__Supplied data__
════════
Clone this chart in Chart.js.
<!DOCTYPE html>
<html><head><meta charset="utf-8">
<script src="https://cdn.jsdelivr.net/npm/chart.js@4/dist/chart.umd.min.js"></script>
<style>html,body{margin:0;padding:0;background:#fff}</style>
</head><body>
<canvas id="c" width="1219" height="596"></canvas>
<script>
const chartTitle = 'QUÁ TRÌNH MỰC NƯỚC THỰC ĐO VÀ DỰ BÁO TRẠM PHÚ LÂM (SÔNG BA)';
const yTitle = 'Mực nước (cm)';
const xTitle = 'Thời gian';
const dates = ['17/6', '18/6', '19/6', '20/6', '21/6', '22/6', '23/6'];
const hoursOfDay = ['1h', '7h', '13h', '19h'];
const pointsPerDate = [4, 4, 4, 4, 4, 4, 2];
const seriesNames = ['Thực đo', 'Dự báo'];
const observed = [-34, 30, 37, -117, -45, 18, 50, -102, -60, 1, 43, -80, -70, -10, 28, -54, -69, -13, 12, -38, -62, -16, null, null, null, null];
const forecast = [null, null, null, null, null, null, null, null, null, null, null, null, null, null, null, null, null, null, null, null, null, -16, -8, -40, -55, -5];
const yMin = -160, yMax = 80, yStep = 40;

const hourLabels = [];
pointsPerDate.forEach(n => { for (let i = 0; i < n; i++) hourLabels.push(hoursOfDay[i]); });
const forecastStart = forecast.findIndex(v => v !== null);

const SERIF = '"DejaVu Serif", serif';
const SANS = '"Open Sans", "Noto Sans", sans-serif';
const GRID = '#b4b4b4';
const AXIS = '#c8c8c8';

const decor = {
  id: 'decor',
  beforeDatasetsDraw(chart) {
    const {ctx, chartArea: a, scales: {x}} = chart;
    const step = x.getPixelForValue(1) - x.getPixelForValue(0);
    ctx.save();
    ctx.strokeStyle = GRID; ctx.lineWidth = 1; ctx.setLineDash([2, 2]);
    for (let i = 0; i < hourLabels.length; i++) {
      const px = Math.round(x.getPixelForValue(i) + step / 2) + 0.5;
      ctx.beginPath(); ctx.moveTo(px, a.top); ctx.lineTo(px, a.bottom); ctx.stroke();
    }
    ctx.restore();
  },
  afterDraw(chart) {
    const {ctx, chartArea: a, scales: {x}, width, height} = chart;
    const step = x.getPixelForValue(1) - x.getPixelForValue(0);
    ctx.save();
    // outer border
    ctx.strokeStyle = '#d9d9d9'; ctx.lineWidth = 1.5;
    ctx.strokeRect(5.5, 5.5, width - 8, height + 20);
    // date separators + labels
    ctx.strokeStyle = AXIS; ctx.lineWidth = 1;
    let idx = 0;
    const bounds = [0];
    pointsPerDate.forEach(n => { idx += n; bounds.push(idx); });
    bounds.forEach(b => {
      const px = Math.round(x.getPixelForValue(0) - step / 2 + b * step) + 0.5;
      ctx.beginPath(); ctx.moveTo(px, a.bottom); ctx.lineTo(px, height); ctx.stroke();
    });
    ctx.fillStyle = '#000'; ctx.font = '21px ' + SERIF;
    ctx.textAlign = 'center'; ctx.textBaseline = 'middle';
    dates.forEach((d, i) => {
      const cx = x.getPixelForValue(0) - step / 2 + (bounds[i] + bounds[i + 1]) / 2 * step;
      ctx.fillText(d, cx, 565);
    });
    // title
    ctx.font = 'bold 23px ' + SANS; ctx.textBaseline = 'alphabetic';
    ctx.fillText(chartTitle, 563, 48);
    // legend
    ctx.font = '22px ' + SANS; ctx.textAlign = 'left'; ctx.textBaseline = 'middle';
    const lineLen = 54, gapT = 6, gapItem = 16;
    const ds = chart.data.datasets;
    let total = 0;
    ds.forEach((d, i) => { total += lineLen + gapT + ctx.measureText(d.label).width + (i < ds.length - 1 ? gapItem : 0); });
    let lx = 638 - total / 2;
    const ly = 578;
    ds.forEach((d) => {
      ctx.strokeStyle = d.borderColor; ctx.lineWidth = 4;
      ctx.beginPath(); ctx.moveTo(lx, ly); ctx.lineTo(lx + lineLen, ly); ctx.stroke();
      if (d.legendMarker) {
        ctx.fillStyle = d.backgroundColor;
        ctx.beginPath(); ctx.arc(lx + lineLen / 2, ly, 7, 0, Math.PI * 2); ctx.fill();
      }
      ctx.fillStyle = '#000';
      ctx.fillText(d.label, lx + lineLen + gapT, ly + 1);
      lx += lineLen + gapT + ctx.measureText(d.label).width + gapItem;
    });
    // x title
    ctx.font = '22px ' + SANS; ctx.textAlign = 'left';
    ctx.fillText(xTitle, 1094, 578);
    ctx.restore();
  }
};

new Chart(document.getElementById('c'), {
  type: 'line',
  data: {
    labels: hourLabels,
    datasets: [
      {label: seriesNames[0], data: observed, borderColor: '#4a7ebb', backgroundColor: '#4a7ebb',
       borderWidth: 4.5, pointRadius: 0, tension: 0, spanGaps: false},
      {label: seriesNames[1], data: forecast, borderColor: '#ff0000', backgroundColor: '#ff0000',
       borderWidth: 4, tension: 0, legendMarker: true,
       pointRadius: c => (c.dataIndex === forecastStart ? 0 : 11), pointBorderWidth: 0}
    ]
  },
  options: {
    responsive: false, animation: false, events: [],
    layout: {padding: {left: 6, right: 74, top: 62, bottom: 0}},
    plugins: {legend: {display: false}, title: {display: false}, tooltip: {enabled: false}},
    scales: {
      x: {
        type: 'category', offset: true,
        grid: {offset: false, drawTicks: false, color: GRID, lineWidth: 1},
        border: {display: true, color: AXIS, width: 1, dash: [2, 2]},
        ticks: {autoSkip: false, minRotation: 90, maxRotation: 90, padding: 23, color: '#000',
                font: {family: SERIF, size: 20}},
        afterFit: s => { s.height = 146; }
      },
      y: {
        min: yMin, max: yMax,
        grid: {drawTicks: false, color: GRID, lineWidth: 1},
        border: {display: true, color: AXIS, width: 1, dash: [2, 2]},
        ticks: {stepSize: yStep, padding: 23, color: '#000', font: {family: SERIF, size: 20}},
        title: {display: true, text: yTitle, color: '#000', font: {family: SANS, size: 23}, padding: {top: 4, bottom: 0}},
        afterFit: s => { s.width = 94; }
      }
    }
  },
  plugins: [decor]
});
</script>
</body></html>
════════
__Direction__
Transcribe the whole listing with nothing added or left out.

__Worked solution__
Clone this chart in Chart.js.
<!DOCTYPE html>
<html><head><meta charset="utf-8">
<script src="https://cdn.jsdelivr.net/npm/chart.js@4/dist/chart.umd.min.js"></script>
<style>html,body{margin:0;padding:0;background:#fff}</style>
</head><body>
<canvas id="c" width="1219" height="596"></canvas>
<script>
const chartTitle = 'QUÁ TRÌNH MỰC NƯỚC THỰC ĐO VÀ DỰ BÁO TRẠM PHÚ LÂM (SÔNG BA)';
const yTitle = 'Mực nước (cm)';
const xTitle = 'Thời gian';
const dates = ['17/6', '18/6', '19/6', '20/6', '21/6', '22/6', '23/6'];
const hoursOfDay = ['1h', '7h', '13h', '19h'];
const pointsPerDate = [4, 4, 4, 4, 4, 4, 2];
const seriesNames = ['Thực đo', 'Dự báo'];
const observed = [-34, 30, 37, -117, -45, 18, 50, -102, -60, 1, 43, -80, -70, -10, 28, -54, -69, -13, 12, -38, -62, -16, null, null, null, null];
const forecast = [null, null, null, null, null, null, null, null, null, null, null, null, null, null, null, null, null, null, null, null, null, -16, -8, -40, -55, -5];
const yMin = -160, yMax = 80, yStep = 40;

const hourLabels = [];
pointsPerDate.forEach(n => { for (let i = 0; i < n; i++) hourLabels.push(hoursOfDay[i]); });
const forecastStart = forecast.findIndex(v => v !== null);

const SERIF = '"DejaVu Serif", serif';
const SANS = '"Open Sans", "Noto Sans", sans-serif';
const GRID = '#b4b4b4';
const AXIS = '#c8c8c8';

const decor = {
  id: 'decor',
  beforeDatasetsDraw(chart) {
    const {ctx, chartArea: a, scales: {x}} = chart;
    const step = x.getPixelForValue(1) - x.getPixelForValue(0);
    ctx.save();
    ctx.strokeStyle = GRID; ctx.lineWidth = 1; ctx.setLineDash([2, 2]);
    for (let i = 0; i < hourLabels.length; i++) {
      const px = Math.round(x.getPixelForValue(i) + step / 2) + 0.5;
      ctx.beginPath(); ctx.moveTo(px, a.top); ctx.lineTo(px, a.bottom); ctx.stroke();
    }
    ctx.restore();
  },
  afterDraw(chart) {
    const {ctx, chartArea: a, scales: {x}, width, height} = chart;
    const step = x.getPixelForValue(1) - x.getPixelForValue(0);
    ctx.save();
    // outer border
    ctx.strokeStyle = '#d9d9d9'; ctx.lineWidth = 1.5;
    ctx.strokeRect(5.5, 5.5, width - 8, height + 20);
    // date separators + labels
    ctx.strokeStyle = AXIS; ctx.lineWidth = 1;
    let idx = 0;
    const bounds = [0];
    pointsPerDate.forEach(n => { idx += n; bounds.push(idx); });
    bounds.forEach(b => {
      const px = Math.round(x.getPixelForValue(0) - step / 2 + b * step) + 0.5;
      ctx.beginPath(); ctx.moveTo(px, a.bottom); ctx.lineTo(px, height); ctx.stroke();
    });
    ctx.fillStyle = '#000'; ctx.font = '21px ' + SERIF;
    ctx.textAlign = 'center'; ctx.textBaseline = 'middle';
    dates.forEach((d, i) => {
      const cx = x.getPixelForValue(0) - step / 2 + (bounds[i] + bounds[i + 1]) / 2 * step;
      ctx.fillText(d, cx, 565);
    });
    // title
    ctx.font = 'bold 23px ' + SANS; ctx.textBaseline = 'alphabetic';
    ctx.fillText(chartTitle, 563, 48);
    // legend
    ctx.font = '22px ' + SANS; ctx.textAlign = 'left'; ctx.textBaseline = 'middle';
    const lineLen = 54, gapT = 6, gapItem = 16;
    const ds = chart.data.datasets;
    let total = 0;
    ds.forEach((d, i) => { total += lineLen + gapT + ctx.measureText(d.label).width + (i < ds.length - 1 ? gapItem : 0); });
    let lx = 638 - total / 2;
    const ly = 578;
    ds.forEach((d) => {
      ctx.strokeStyle = d.borderColor; ctx.lineWidth = 4;
      ctx.beginPath(); ctx.moveTo(lx, ly); ctx.lineTo(lx + lineLen, ly); ctx.stroke();
      if (d.legendMarker) {
        ctx.fillStyle = d.backgroundColor;
        ctx.beginPath(); ctx.arc(lx + lineLen / 2, ly, 7, 0, Math.PI * 2); ctx.fill();
      }
      ctx.fillStyle = '#000';
      ctx.fillText(d.label, lx + lineLen + gapT, ly + 1);
      lx += lineLen + gapT + ctx.measureText(d.label).width + gapItem;
    });
    // x title
    ctx.font = '22px ' + SANS; ctx.textAlign = 'left';
    ctx.fillText(xTitle, 1094, 578);
    ctx.restore();
  }
};

new Chart(document.getElementById('c'), {
  type: 'line',
  data: {
    labels: hourLabels,
    datasets: [
      {label: seriesNames[0], data: observed, borderColor: '#4a7ebb', backgroundColor: '#4a7ebb',
       borderWidth: 4.5, pointRadius: 0, tension: 0, spanGaps: false},
      {label: seriesNames[1], data: forecast, borderColor: '#ff0000', backgroundColor: '#ff0000',
       borderWidth: 4, tension: 0, legendMarker: true,
       pointRadius: c => (c.dataIndex === forecastStart ? 0 : 11), pointBorderWidth: 0}
    ]
  },
  options: {
    responsive: false, animation: false, events: [],
    layout: {padding: {left: 6, right: 74, top: 62, bottom: 0}},
    plugins: {legend: {display: false}, title: {display: false}, tooltip: {enabled: false}},
    scales: {
      x: {
        type: 'category', offset: true,
        grid: {offset: false, drawTicks: false, color: GRID, lineWidth: 1},
        border: {display: true, color: AXIS, width: 1, dash: [2, 2]},
        ticks: {autoSkip: false, minRotation: 90, maxRotation: 90, padding: 23, color: '#000',
                font: {family: SERIF, size: 20}},
        afterFit: s => { s.height = 146; }
      },
      y: {
        min: yMin, max: yMax,
        grid: {drawTicks: false, color: GRID, lineWidth: 1},
        border: {display: true, color: AXIS, width: 1, dash: [2, 2]},
        ticks: {stepSize: yStep, padding: 23, color: '#000', font: {family: SERIF, size: 20}},
        title: {display: true, text: yTitle, color: '#000', font: {family: SANS, size: 23}, padding: {top: 4, bottom: 0}},
        afterFit: s => { s.width = 94; }
      }
    }
  },
  plugins: [decor]
});
</script>
</body></html>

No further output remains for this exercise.